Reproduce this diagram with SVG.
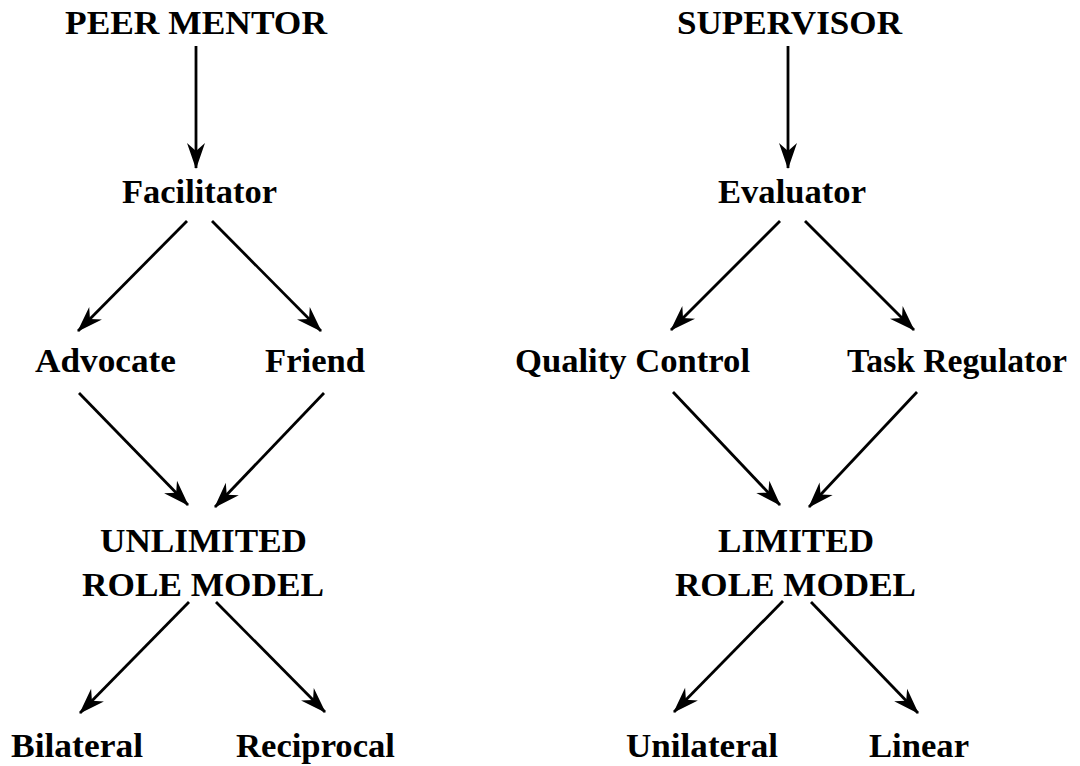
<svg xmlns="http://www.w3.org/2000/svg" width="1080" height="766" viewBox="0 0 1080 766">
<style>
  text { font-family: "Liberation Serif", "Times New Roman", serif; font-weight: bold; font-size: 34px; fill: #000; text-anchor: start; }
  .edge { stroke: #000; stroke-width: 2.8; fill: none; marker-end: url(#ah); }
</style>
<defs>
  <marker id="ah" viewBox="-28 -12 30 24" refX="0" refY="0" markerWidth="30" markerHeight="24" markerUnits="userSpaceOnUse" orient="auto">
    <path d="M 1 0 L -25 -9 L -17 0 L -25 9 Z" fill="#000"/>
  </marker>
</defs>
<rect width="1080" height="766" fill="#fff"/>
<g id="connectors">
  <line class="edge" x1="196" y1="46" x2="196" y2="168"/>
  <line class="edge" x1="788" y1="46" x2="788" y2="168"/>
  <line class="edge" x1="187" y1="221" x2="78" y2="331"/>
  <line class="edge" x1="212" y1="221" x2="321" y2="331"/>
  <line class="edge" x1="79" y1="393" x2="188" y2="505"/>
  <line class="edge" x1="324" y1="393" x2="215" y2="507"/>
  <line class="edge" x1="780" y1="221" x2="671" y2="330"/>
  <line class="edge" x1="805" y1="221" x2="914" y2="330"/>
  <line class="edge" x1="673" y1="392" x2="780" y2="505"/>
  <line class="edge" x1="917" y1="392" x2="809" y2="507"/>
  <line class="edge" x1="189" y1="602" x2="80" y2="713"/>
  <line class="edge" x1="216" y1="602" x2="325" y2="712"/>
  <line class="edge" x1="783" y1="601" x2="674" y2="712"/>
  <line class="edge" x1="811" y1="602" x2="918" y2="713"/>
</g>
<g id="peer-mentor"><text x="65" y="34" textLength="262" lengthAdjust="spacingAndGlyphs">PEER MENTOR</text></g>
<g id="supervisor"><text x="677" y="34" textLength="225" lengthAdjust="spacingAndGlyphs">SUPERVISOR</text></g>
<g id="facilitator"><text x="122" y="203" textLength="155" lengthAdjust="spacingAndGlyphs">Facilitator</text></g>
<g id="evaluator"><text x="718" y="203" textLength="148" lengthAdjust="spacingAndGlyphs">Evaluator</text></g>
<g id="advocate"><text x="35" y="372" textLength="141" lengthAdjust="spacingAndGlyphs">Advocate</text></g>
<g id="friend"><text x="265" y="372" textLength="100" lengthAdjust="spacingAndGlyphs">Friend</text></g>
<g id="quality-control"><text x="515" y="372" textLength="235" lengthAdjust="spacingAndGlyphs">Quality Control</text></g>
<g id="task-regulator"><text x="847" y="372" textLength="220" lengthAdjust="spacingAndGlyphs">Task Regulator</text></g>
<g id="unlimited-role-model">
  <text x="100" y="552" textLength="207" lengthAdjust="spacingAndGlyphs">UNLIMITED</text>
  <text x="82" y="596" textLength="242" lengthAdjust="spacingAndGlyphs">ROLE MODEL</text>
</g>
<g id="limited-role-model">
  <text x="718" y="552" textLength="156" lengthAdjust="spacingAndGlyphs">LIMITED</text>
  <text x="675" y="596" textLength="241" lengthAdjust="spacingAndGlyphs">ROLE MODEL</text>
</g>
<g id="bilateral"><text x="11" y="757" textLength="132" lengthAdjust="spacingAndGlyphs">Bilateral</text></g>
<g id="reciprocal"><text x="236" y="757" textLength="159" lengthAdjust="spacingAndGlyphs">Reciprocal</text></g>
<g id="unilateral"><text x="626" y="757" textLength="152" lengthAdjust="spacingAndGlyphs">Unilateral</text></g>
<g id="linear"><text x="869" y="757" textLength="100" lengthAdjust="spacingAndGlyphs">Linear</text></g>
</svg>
+++++
> To be done
Every line of the data should be copied as it stands, without the images.

> Right answer
Reproduce this diagram with SVG.
<svg xmlns="http://www.w3.org/2000/svg" width="1080" height="766" viewBox="0 0 1080 766">
<style>
  text { font-family: "Liberation Serif", "Times New Roman", serif; font-weight: bold; font-size: 34px; fill: #000; text-anchor: start; }
  .edge { stroke: #000; stroke-width: 2.8; fill: none; marker-end: url(#ah); }
</style>
<defs>
  <marker id="ah" viewBox="-28 -12 30 24" refX="0" refY="0" markerWidth="30" markerHeight="24" markerUnits="userSpaceOnUse" orient="auto">
    <path d="M 1 0 L -25 -9 L -17 0 L -25 9 Z" fill="#000"/>
  </marker>
</defs>
<rect width="1080" height="766" fill="#fff"/>
<g id="connectors">
  <line class="edge" x1="196" y1="46" x2="196" y2="168"/>
  <line class="edge" x1="788" y1="46" x2="788" y2="168"/>
  <line class="edge" x1="187" y1="221" x2="78" y2="331"/>
  <line class="edge" x1="212" y1="221" x2="321" y2="331"/>
  <line class="edge" x1="79" y1="393" x2="188" y2="505"/>
  <line class="edge" x1="324" y1="393" x2="215" y2="507"/>
  <line class="edge" x1="780" y1="221" x2="671" y2="330"/>
  <line class="edge" x1="805" y1="221" x2="914" y2="330"/>
  <line class="edge" x1="673" y1="392" x2="780" y2="505"/>
  <line class="edge" x1="917" y1="392" x2="809" y2="507"/>
  <line class="edge" x1="189" y1="602" x2="80" y2="713"/>
  <line class="edge" x1="216" y1="602" x2="325" y2="712"/>
  <line class="edge" x1="783" y1="601" x2="674" y2="712"/>
  <line class="edge" x1="811" y1="602" x2="918" y2="713"/>
</g>
<g id="peer-mentor"><text x="65" y="34" textLength="262" lengthAdjust="spacingAndGlyphs">PEER MENTOR</text></g>
<g id="supervisor"><text x="677" y="34" textLength="225" lengthAdjust="spacingAndGlyphs">SUPERVISOR</text></g>
<g id="facilitator"><text x="122" y="203" textLength="155" lengthAdjust="spacingAndGlyphs">Facilitator</text></g>
<g id="evaluator"><text x="718" y="203" textLength="148" lengthAdjust="spacingAndGlyphs">Evaluator</text></g>
<g id="advocate"><text x="35" y="372" textLength="141" lengthAdjust="spacingAndGlyphs">Advocate</text></g>
<g id="friend"><text x="265" y="372" textLength="100" lengthAdjust="spacingAndGlyphs">Friend</text></g>
<g id="quality-control"><text x="515" y="372" textLength="235" lengthAdjust="spacingAndGlyphs">Quality Control</text></g>
<g id="task-regulator"><text x="847" y="372" textLength="220" lengthAdjust="spacingAndGlyphs">Task Regulator</text></g>
<g id="unlimited-role-model">
  <text x="100" y="552" textLength="207" lengthAdjust="spacingAndGlyphs">UNLIMITED</text>
  <text x="82" y="596" textLength="242" lengthAdjust="spacingAndGlyphs">ROLE MODEL</text>
</g>
<g id="limited-role-model">
  <text x="718" y="552" textLength="156" lengthAdjust="spacingAndGlyphs">LIMITED</text>
  <text x="675" y="596" textLength="241" lengthAdjust="spacingAndGlyphs">ROLE MODEL</text>
</g>
<g id="bilateral"><text x="11" y="757" textLength="132" lengthAdjust="spacingAndGlyphs">Bilateral</text></g>
<g id="reciprocal"><text x="236" y="757" textLength="159" lengthAdjust="spacingAndGlyphs">Reciprocal</text></g>
<g id="unilateral"><text x="626" y="757" textLength="152" lengthAdjust="spacingAndGlyphs">Unilateral</text></g>
<g id="linear"><text x="869" y="757" textLength="100" lengthAdjust="spacingAndGlyphs">Linear</text></g>
</svg>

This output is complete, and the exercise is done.